Of course the above approach has some limitations.

A notation such as JSON-LD can be more expressive with representing the domain and is more capable of representing linked data (i.e.: data that is interconnected with other data). However starting to model the domain with explicit links to other data sources can be more complex especially in cases where domain experts formalize the domain for the first time. As JSON-LD is designed to provide a smooth upgrade path from JSON, starting out with a pure JSON based modelling of the domain can be a great initial step.

DODD also explains the domain through a set of examples, but not through a comprehensive set of restrictions that model the domain in a more complete way. However there exist schema languages, such as Clojure Spec or OWL Ontologies that can model more of such restrictions, and could extend validation a lot further.

Another issue is that these lightweight data languages are often designed for the perspective of a software engineer, that most likely is going to utilize them. However with some tooling they could be made more accessible with domain experts, especially as they are relatively straightforward, with fewer elements, compared to more complex representations.

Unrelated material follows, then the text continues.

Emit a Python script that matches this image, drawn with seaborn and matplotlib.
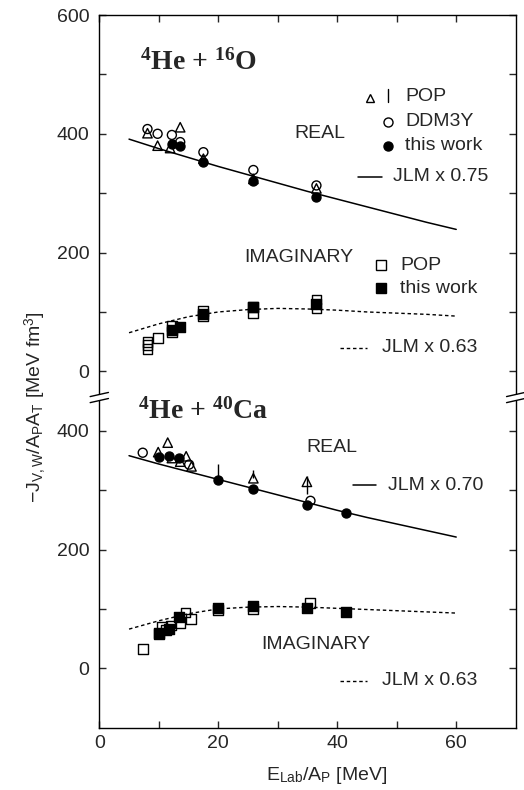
import numpy as np
import pandas as pd
import matplotlib
matplotlib.use("Agg")
import matplotlib.pyplot as plt
import seaborn as sns

# ---------------- data ----------------
# 4He + 16O (upper block), real part
o_pop_re_x = [8.1, 9.8, 11.9, 13.6, 17.5, 25.9, 36.5]
o_pop_re_y = [401, 380, 376, 411, 358, 324, 308]
o_ddm_re_x = [8.1, 9.8, 12.2, 13.6, 17.5, 25.9, 36.5]
o_ddm_re_y = [408, 400, 398, 386, 369, 339, 313]
o_tw_re_x = [12.2, 13.6, 17.5, 25.9, 36.5]
o_tw_re_y = [383, 380, 353, 321, 293]
# imaginary part
o_pop_im_x = [8.1, 8.1, 8.1, 9.8, 12.2, 12.2, 17.5, 17.5, 25.9, 25.9, 36.5, 36.5]
o_pop_im_y = [50, 44, 38, 56, 66, 77, 93, 102, 98, 108, 106, 121]
o_tw_im_x = [12.2, 13.6, 17.5, 25.9, 36.5]
o_tw_im_y = [70, 75, 96, 108, 113]
# JLM curves
jlm_x = [5, 10, 15, 20, 25, 30, 35, 40, 45, 50, 55, 60]
o_jlm_re = [391, 375, 360, 345, 331, 317, 303, 290, 277, 264, 251, 239]
o_jlm_im = [65, 80, 92, 100, 104, 106, 105, 103, 100, 98, 96, 93]

# 4He + 40Ca (lower block), real part
c_pop_re_x = [9.9, 11.5, 12.2, 13.6, 14.6, 15.5, 25.9, 34.9]
c_pop_re_y = [364, 380, 354, 348, 357, 340, 320, 314]
c_pop_bar_x = [20.0, 25.9, 34.9]
c_pop_bar_lo = [317, 320, 294]
c_pop_bar_hi = [344, 334, 324]
c_ddm_re_x = [7.3, 15.1, 35.5]
c_ddm_re_y = [363, 343, 282]
c_tw_re_x = [10.0, 11.7, 13.4, 20.0, 25.9, 35.0, 41.5]
c_tw_re_y = [355, 358, 354, 317, 302, 275, 261]
# imaginary part
c_pop_im_x = [7.3, 10.0, 10.5, 11.2, 12.0, 13.6, 14.5, 15.4, 20.0, 25.9, 35.4]
c_pop_im_y = [32, 60, 70, 65, 72, 76, 94, 83, 98, 100, 110]
c_tw_im_x = [10.0, 11.7, 13.4, 20.0, 25.9, 35.0, 41.5]
c_tw_im_y = [58, 67, 87, 101, 105, 101, 95]
c_jlm_re = [358, 344, 331, 318, 305, 292, 279, 266, 254, 243, 232, 221]
c_jlm_im = [66, 80, 92, 100, 103, 104, 103, 101, 99, 97, 95, 93]

y_tick_labels = ["0", "200", "400", "0", "200", "400", "600"]
x_ticks = [0, 20, 40, 60]

OFFSET = 500  # vertical shift of the upper (16O) block on the broken axis

# ---------------- style ----------------
sns.set_style("ticks")
FONT = ["Liberation Sans", "DejaVu Sans"]
plt.rcParams["font.family"] = FONT
plt.rcParams["mathtext.fontset"] = "custom"
plt.rcParams["mathtext.rm"] = "Liberation Serif:bold"
plt.rcParams["mathtext.sf"] = "Liberation Sans"
plt.rcParams["mathtext.it"] = "Liberation Serif:italic:bold"
plt.rcParams["mathtext.bf"] = "Liberation Serif:bold"
FS = 14

fig = plt.figure(figsize=(5.24, 7.90), dpi=100)
ax = fig.add_axes([99.3 / 524, 1 - 727.7 / 790, 416.4 / 524, 712.7 / 790])

MS_C = 42
MS_S = 50
MS_T = 46
LW_M = 1.0


def open_pts(x, y, marker, size, off=0):
    sns.scatterplot(x=np.asarray(x), y=np.asarray(y) + off, marker=marker, s=size,
                    facecolor="none", edgecolor="black", linewidth=LW_M, ax=ax,
                    zorder=3, legend=False)


def filled_pts(x, y, marker, size, off=0):
    sns.scatterplot(x=np.asarray(x), y=np.asarray(y) + off, marker=marker, s=size,
                    color="black", edgecolor="black", linewidth=LW_M, ax=ax,
                    zorder=4, legend=False)


# curves
sns.lineplot(x=jlm_x, y=np.asarray(o_jlm_re) + OFFSET, color="black", lw=1.1, ax=ax)
sns.lineplot(x=jlm_x, y=np.asarray(o_jlm_im) + OFFSET, color="black", lw=1.0,
             linestyle=(0, (2.5, 2.0)), ax=ax)
sns.lineplot(x=jlm_x, y=c_jlm_re, color="black", lw=1.1, ax=ax)
sns.lineplot(x=jlm_x, y=c_jlm_im, color="black", lw=1.0,
             linestyle=(0, (2.5, 2.0)), ax=ax)

# upper block
open_pts(o_pop_re_x, o_pop_re_y, "^", MS_T, OFFSET)
open_pts(o_ddm_re_x, o_ddm_re_y, "o", MS_C, OFFSET)
filled_pts(o_tw_re_x, o_tw_re_y, "o", MS_C, OFFSET)
open_pts(o_pop_im_x, o_pop_im_y, "s", MS_S, OFFSET)
filled_pts(o_tw_im_x, o_tw_im_y, "s", MS_S, OFFSET)

# lower block
ax.vlines(c_pop_bar_x, c_pop_bar_lo, c_pop_bar_hi, color="black", lw=1.0, zorder=3)
open_pts(c_pop_re_x, c_pop_re_y, "^", MS_T)
open_pts(c_ddm_re_x, c_ddm_re_y, "o", MS_C)
filled_pts(c_tw_re_x, c_tw_re_y, "o", MS_C)
open_pts(c_pop_im_x, c_pop_im_y, "s", MS_S)
filled_pts(c_tw_im_x, c_tw_im_y, "s", MS_S)

# ---------------- axes ----------------
ax.set_xlim(0, 70)
ax.set_ylim(-100, 1100)
ax.set_xticks(x_ticks)
ax.set_xticks([10, 30, 50], minor=True)
ax.set_yticks([0, 200, 400, 500, 700, 900, 1100])
ax.set_yticklabels(y_tick_labels)
ax.set_yticks([100, 300, 600, 800, 1000], minor=True)
ax.tick_params(which="both", direction="in", top=True, right=True, length=5,
               width=1.0, labelsize=FS)
ax.tick_params(axis="x", pad=5)
ax.tick_params(axis="y", pad=7)
for sp in ax.spines.values():
    sp.set_linewidth(1.0)
    sp.set_color("black")

ax.set_xlabel("E$_{\\mathsf{Lab}}$/A$_{\\mathsf{P}}$ [MeV]", fontsize=FS)
ax.set_ylabel("\u2212J$_{\\mathsf{V,W}}$/A$_{\\mathsf{P}}$A$_{\\mathsf{T}}$ [MeV fm$^{\\mathsf{3}}$]",
              fontsize=FS)
ax.xaxis.set_label_coords(0.546, -0.052)
ax.yaxis.set_label_coords(-0.123, 0.45)

# break marks on both side spines
yb1, yb2 = 0.459, 0.4675
dx, dy = 0.022, 0.0029
for xs in (0.0, 1.0):
    ax.add_patch(plt.Rectangle((xs - 0.006, yb1), 0.012, yb2 - yb1,
                               transform=ax.transAxes, facecolor="white",
                               edgecolor="none", clip_on=False, zorder=5))
    for yb in (yb1, yb2):
        ax.plot([xs - dx, xs + dx], [yb - dy, yb + dy], color="black", lw=1.0,
                transform=ax.transAxes, clip_on=False, zorder=6)

T = ax.transAxes
# titles
ax.text(0.097, 0.923, r"$^{4}$He + $^{16}$O", transform=T, fontsize=20,
        family="Liberation Serif", weight="bold", ha="left", va="baseline")
ax.text(0.093, 0.434, r"$^{4}$He + $^{40}$Ca", transform=T, fontsize=20,
        family="Liberation Serif", weight="bold", ha="left", va="baseline")

# upper annotations / legend
ax.text(0.530, 0.834, "REAL", transform=T, fontsize=FS, ha="center", va="center")
ax.plot([0.650], [0.884], marker="^", ms=6, mfc="none", mec="black", mew=LW_M,
        transform=T, clip_on=False)
ax.plot([0.6926, 0.6926], [0.8784, 0.8958], color="black", lw=1.0, transform=T)
ax.text(0.734, 0.885, "POP", transform=T, fontsize=FS, ha="left", va="center")
ax.plot([0.6926], [0.850], marker="o", ms=6.5, mfc="none", mec="black", mew=LW_M,
        transform=T)
ax.text(0.734, 0.850, "DDM3Y", transform=T, fontsize=FS, ha="left", va="center")
ax.plot([0.6926], [0.8166], marker="o", ms=6.5, mfc="black", mec="black", mew=LW_M,
        transform=T)
ax.text(0.734, 0.8166, "this work", transform=T, fontsize=FS, ha="left", va="center")
ax.plot([0.622, 0.678], [0.773, 0.773], color="black", lw=1.1, transform=T)
ax.text(0.706, 0.773, "JLM x 0.75", transform=T, fontsize=FS, ha="left", va="center")

ax.text(0.478, 0.6595, "IMAGINARY", transform=T, fontsize=FS, ha="center", va="center")
ax.plot([0.6765], [0.649], marker="s", ms=6.5, mfc="none", mec="black", mew=LW_M,
        transform=T)
ax.text(0.722, 0.649, "POP", transform=T, fontsize=FS, ha="left", va="center")
ax.plot([0.6765], [0.6165], marker="s", ms=6.5, mfc="black", mec="black", mew=LW_M,
        transform=T)
ax.text(0.722, 0.6165, "this work", transform=T, fontsize=FS, ha="left", va="center")
ax.plot([0.578, 0.642], [0.5328, 0.5328], color="black", lw=1.0,
        linestyle=(0, (2.5, 2.0)), transform=T)
ax.text(0.678, 0.5328, "JLM x 0.63", transform=T, fontsize=FS, ha="left", va="center")

# lower annotations
ax.text(0.558, 0.3925, "REAL", transform=T, fontsize=FS, ha="center", va="center")
ax.plot([0.6086, 0.6645], [0.3405, 0.3405], color="black", lw=1.1, transform=T)
ax.text(0.6926, 0.3405, "JLM x 0.70", transform=T, fontsize=FS, ha="left", va="center")
ax.text(0.519, 0.1174, "IMAGINARY", transform=T, fontsize=FS, ha="center", va="center")
ax.plot([0.578, 0.642], [0.066, 0.066], color="black", lw=1.0,
        linestyle=(0, (2.5, 2.0)), transform=T)
ax.text(0.678, 0.066, "JLM x 0.63", transform=T, fontsize=FS, ha="left", va="center")

fig.savefig("out.png", dpi=100)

Nonetheless even with these limitations, Data Oriented Domain Design in which a lightweight data notation language is used to help express examples of a domain to both domain experts and software engineers, can provide a relatively gentle start to modelling the domain through a set of examples. Due to its relative simplicity it could be applied as an initial step, before more "heavyweight" models are brought into the picture. It can provide a great tool for some frank discussions on how a software should function in a particular domain.